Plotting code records
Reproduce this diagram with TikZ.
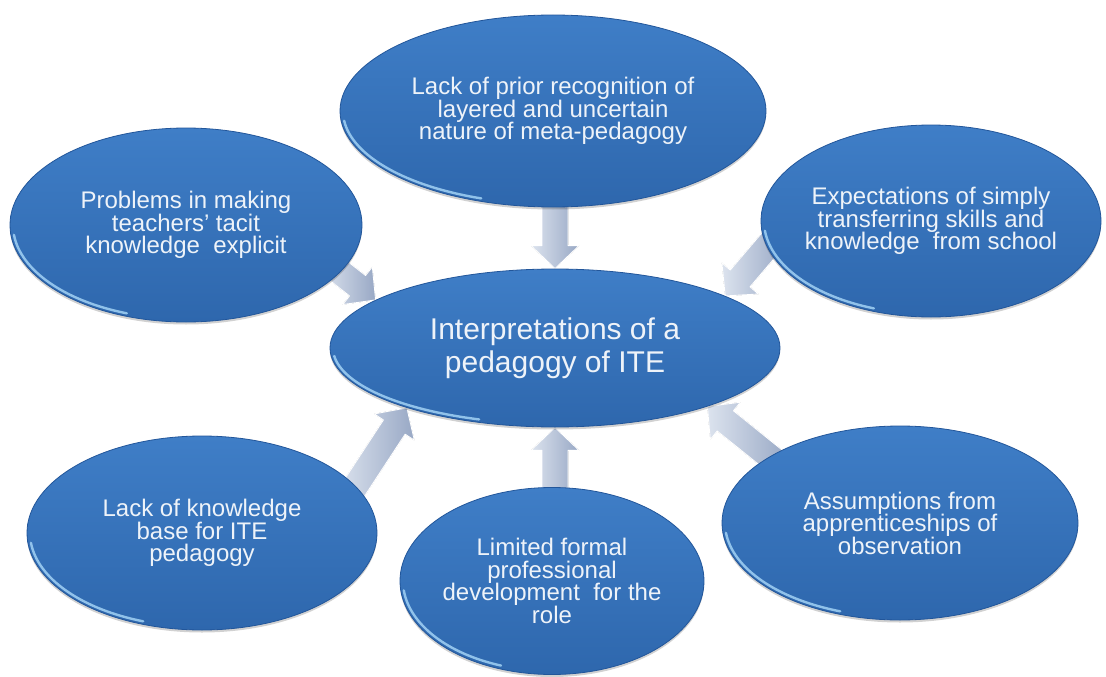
\documentclass[tikz,border=0pt]{standalone}
\usepackage{fontspec}
\setmainfont{Liberation Sans}
\usetikzlibrary{calc,shapes.geometric,shadows}
\pgfdeclarelayer{background}
\pgfsetlayers{background,main}
\definecolor{elltop}{HTML}{3F7EC7}
\definecolor{ellbot}{HTML}{2E67AD}
\definecolor{elledge}{HTML}{22569A}
\definecolor{rimhl}{HTML}{A2D2F5}
\definecolor{arrlight}{HTML}{DCE3EE}
\definecolor{arrdark}{HTML}{98A8C5}
\definecolor{txt}{HTML}{EEF3F9}
\tikzset{
  bubble/.style={ellipse, inner sep=-40pt, top color=elltop, bottom color=ellbot,
    draw=elledge, line width=0.8pt, text=txt, align=center,
    font=\fontsize{24}{22.5}\selectfont,
    drop shadow={shadow xshift=0pt, shadow yshift=-2.5pt, opacity=0.18, fill=black}},
  hub/.style={bubble, font=\fontsize{30}{33}\selectfont},
  rimline/.style={draw=rimhl, line width=2.4pt, line cap=round, opacity=0.85},
  arrowbody/.style={left color=arrlight, right color=arrdark, draw=white,
    line width=0.9pt, line join=round}
}
\newcommand\blockarrow[2]{%
  \coordinate (ba-s) at ($(#1)!-14pt!(#2)$);
  \coordinate (ba-h) at ($(#2)!23pt!(#1)$);
  \filldraw[arrowbody]
    ($(ba-s)!13pt!90:(#2)$) -- ($(ba-h)!13pt!90:(#2)$) -- ($(ba-h)!24pt!90:(#2)$) -- (#2)
    -- ($(ba-h)!24pt!-90:(#2)$) -- ($(ba-h)!13pt!-90:(#2)$) -- ($(ba-s)!13pt!-90:(#2)$) -- cycle;
}
\newcommand\rimarc[3]{%
  \draw[rimline, x=1pt, y=1pt] (#1.center) ++(186:{#2-3} and {#3-3})
    arc[start angle=186, end angle=250, x radius=#2-3, y radius=#3-3];
}
\begin{document}
\begin{tikzpicture}[x=1pt, y=-1pt]
\useasboundingbox (0,0) rectangle (1106,677);

\node[bubble, minimum width=426pt, minimum height=192pt] (top) at (553,111)
  {Lack of prior recognition of\\layered and uncertain\\nature of meta-pedagogy};
\node[bubble, minimum width=352pt, minimum height=194pt] (tl) at (186,225)
  {Problems in making\\teachers' tacit\\knowledge\ \ explicit};
\node[bubble, minimum width=340pt, minimum height=192pt] (tr) at (931,221)
  {Expectations of simply\\transferring skills and\\knowledge\ \ from school};
\node[bubble, minimum width=350pt, minimum height=194pt] (bl) at (202,533)
  {Lack of knowledge\\base for ITE\\pedagogy};
\node[bubble, minimum width=304pt, minimum height=187pt] (bc) at (552,581)
  {Limited formal\\professional\\development\ \ for the\\role};
\node[bubble, minimum width=356pt, minimum height=194pt] (br) at (900,523)
  {Assumptions from\\apprenticeships of\\observation};
\node[hub, minimum width=450pt, minimum height=158pt] (c) at (555,348)
  {Interpretations of a\\pedagogy of ITE};

\rimarc{top}{213}{96}
\rimarc{tl}{176}{97}
\rimarc{tr}{170}{96}
\rimarc{bl}{175}{97}
\rimarc{bc}{152}{93}
\rimarc{br}{178}{97}
\rimarc{c}{225}{79}

\begin{pgfonlayer}{background}
  \fill[white] (0,0) rectangle (1106,677);
  \blockarrow{top.south -| c.north}{c.north}
  \blockarrow{tl.-17}{c.165}
  \blockarrow{tr.189}{c.17}
  \blockarrow{bl.17}{c.202}
  \blockarrow{bc.north -| c.south}{c.south}
  \blockarrow{br.153}{c.-21}
\end{pgfonlayer}
\end{tikzpicture}
\end{document}
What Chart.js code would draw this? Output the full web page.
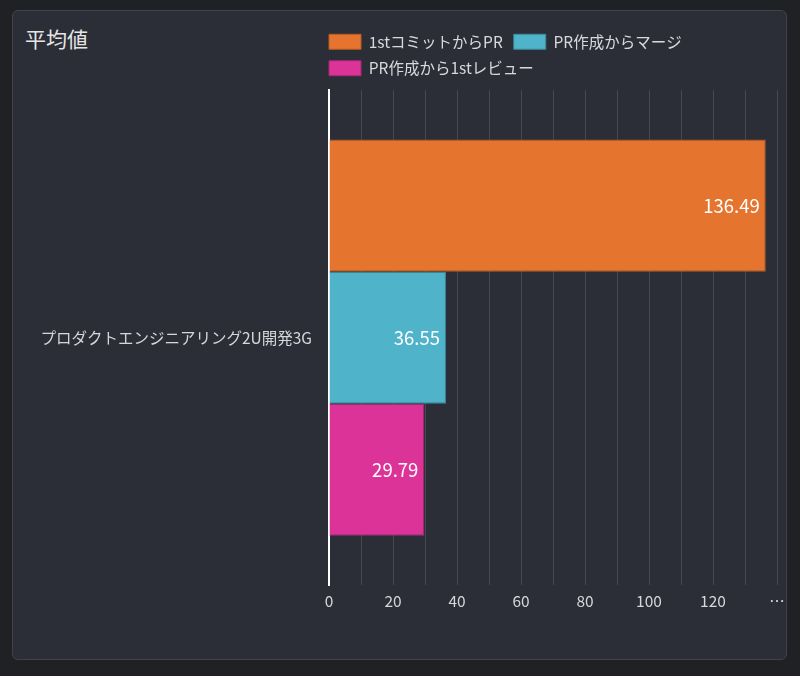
<!DOCTYPE html>
<html>
<head>
<meta charset="utf-8">
<script src="https://cdn.jsdelivr.net/npm/chart.js@4/dist/chart.umd.min.js"></script>
<style>
  html, body { margin: 0; padding: 0; background: #202125; }
  body { width: 800px; height: 676px; position: relative; overflow: hidden; }
  .panel {
    position: absolute; left: 12px; top: 10px; width: 773px; height: 648px;
    background: #2b2e36; border: 1px solid #40434a; border-radius: 6px;
  }
  .title {
    position: absolute; left: 12px; top: 12px;
    font-family: 'Noto Sans CJK JP', 'Noto Sans', sans-serif;
    font-size: 21px; color: #e6e6e6;
  }
  .wrap { position: absolute; left: 0; top: 0; width: 773px; height: 648px; }
</style>
</head>
<body>
<div class="panel">
  <div class="title">平均値</div>
  <div class="wrap"><canvas id="chart"></canvas></div>
</div>
<script>
const categories = ['プロダクトエンジニアリング2U開発3G'];
const seriesNames = ['1stコミットからPR', 'PR作成からマージ', 'PR作成から1stレビュー'];
const firstCommitToPR = [136.49];
const prToMerge = [36.55];
const prToFirstReview = [29.79];
const xTicks = [0, 20, 40, 60, 80, 100, 120];

Chart.defaults.font.family = "'Noto Sans CJK JP', 'Noto Sans', sans-serif";
Chart.defaults.color = '#d6d7da';

// 棒の右端に値を描く
const valueLabels = {
  id: 'valueLabels',
  afterDatasetsDraw(chart) {
    const ctx = chart.ctx;
    ctx.save();
    ctx.font = "18.5px 'Noto Sans CJK JP', 'Noto Sans', sans-serif";
    ctx.fillStyle = '#ffffff';
    ctx.textAlign = 'right';
    ctx.textBaseline = 'middle';
    chart.data.datasets.forEach((ds, i) => {
      chart.getDatasetMeta(i).data.forEach((bar, j) => {
        ctx.fillText(ds.data[j].toFixed(2), bar.x - 6, bar.y);
      });
    });
    ctx.restore();
  }
};

// 凡例をグラフ左端にそろえる
const legendShift = {
  id: 'legendShift',
  afterLayout(chart) {
    chart.legend.left -= 11;
    chart.legend.right -= 11;
    chart.legend.top -= 4;
    chart.legend.bottom -= 4;
  }
};

new Chart(document.getElementById('chart'), {
  type: 'bar',
  data: {
    labels: categories,
    datasets: [
      { label: seriesNames[0], data: firstCommitToPR, backgroundColor: '#e5742f', borderColor: '#b65c26', borderWidth: 1 },
      { label: seriesNames[1], data: prToMerge, backgroundColor: '#4fb3c9', borderColor: '#3d8a9c', borderWidth: 1 },
      { label: seriesNames[2], data: prToFirstReview, backgroundColor: '#dc3398', borderColor: '#a82775', borderWidth: 1 }
    ]
  },
  options: {
    indexAxis: 'y',
    responsive: true,
    maintainAspectRatio: false,
    animation: false,
    categoryPercentage: 0.8,
    barPercentage: 1.0,
    layout: { padding: { top: 16, right: 9, bottom: 43, left: 0 } },
    plugins: {
      legend: {
        position: 'top',
        align: 'start',
        fullSize: false,
        labels: { boxWidth: 32, boxHeight: 15, padding: 11, font: { size: 15.5 }, color: '#d8d9dc' }
      },
      tooltip: { enabled: false }
    },
    scales: {
      x: {
        min: 0,
        max: 140,
        ticks: {
          stepSize: 10,
          autoSkip: false,
          maxRotation: 0,
          padding: 6,
          font: { size: 15.5 },
          callback: v => xTicks.includes(v) ? v : (v === 140 ? '…' : '')
        },
        grid: { color: '#45484f', lineWidth: 1, drawTicks: false },
        border: { display: false },
        afterFit: s => { s.paddingRight = 0; }
      },
      y: {
        ticks: { padding: 17, font: { size: 15.5 } },
        grid: { display: false, drawTicks: false },
        border: { display: true, color: '#ffffff', width: 2 },
        afterFit: s => { s.width = 316; }
      }
    }
  },
  plugins: [valueLabels, legendShift]
});
</script>
</body>
</html>
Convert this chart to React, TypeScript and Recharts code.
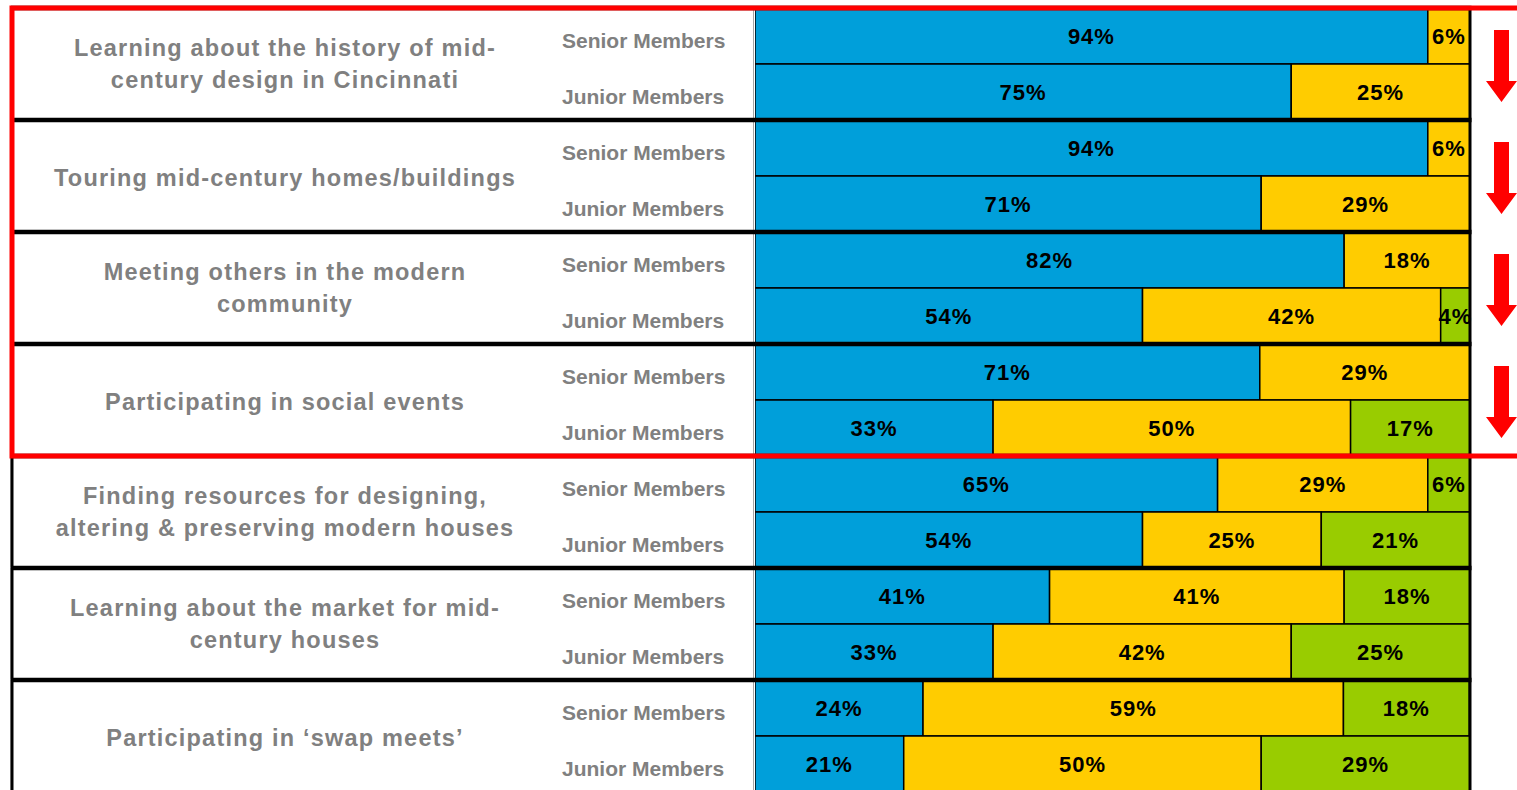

_INSTRUCTIONS FOR THE TASK:_ Your first line is the one with "What Chart.js code", and your last is the one with "Chart.defaults.color = '#d6d7da';". Copy those and every line between them exactly, without any pictures.

_ANSWER TO THE TASK:_
What Chart.js code would draw this? Output the full web page.
<!DOCTYPE html>
<html>
<head>
<meta charset="utf-8">
<script src="https://cdn.jsdelivr.net/npm/chart.js@4/dist/chart.umd.min.js"></script>
<style>
  html, body { margin: 0; padding: 0; background: #202125; }
  body { width: 800px; height: 676px; position: relative; overflow: hidden; }
  .panel {
    position: absolute; left: 12px; top: 10px; width: 773px; height: 648px;
    background: #2b2e36; border: 1px solid #40434a; border-radius: 6px;
  }
  .title {
    position: absolute; left: 12px; top: 12px;
    font-family: 'Noto Sans CJK JP', 'Noto Sans', sans-serif;
    font-size: 21px; color: #e6e6e6;
  }
  .wrap { position: absolute; left: 0; top: 0; width: 773px; height: 648px; }
</style>
</head>
<body>
<div class="panel">
  <div class="title">平均値</div>
  <div class="wrap"><canvas id="chart"></canvas></div>
</div>
<script>
const categories = ['プロダクトエンジニアリング2U開発3G'];
const seriesNames = ['1stコミットからPR', 'PR作成からマージ', 'PR作成から1stレビュー'];
const firstCommitToPR = [136.49];
const prToMerge = [36.55];
const prToFirstReview = [29.79];
const xTicks = [0, 20, 40, 60, 80, 100, 120];

Chart.defaults.font.family = "'Noto Sans CJK JP', 'Noto Sans', sans-serif";
Chart.defaults.color = '#d6d7da';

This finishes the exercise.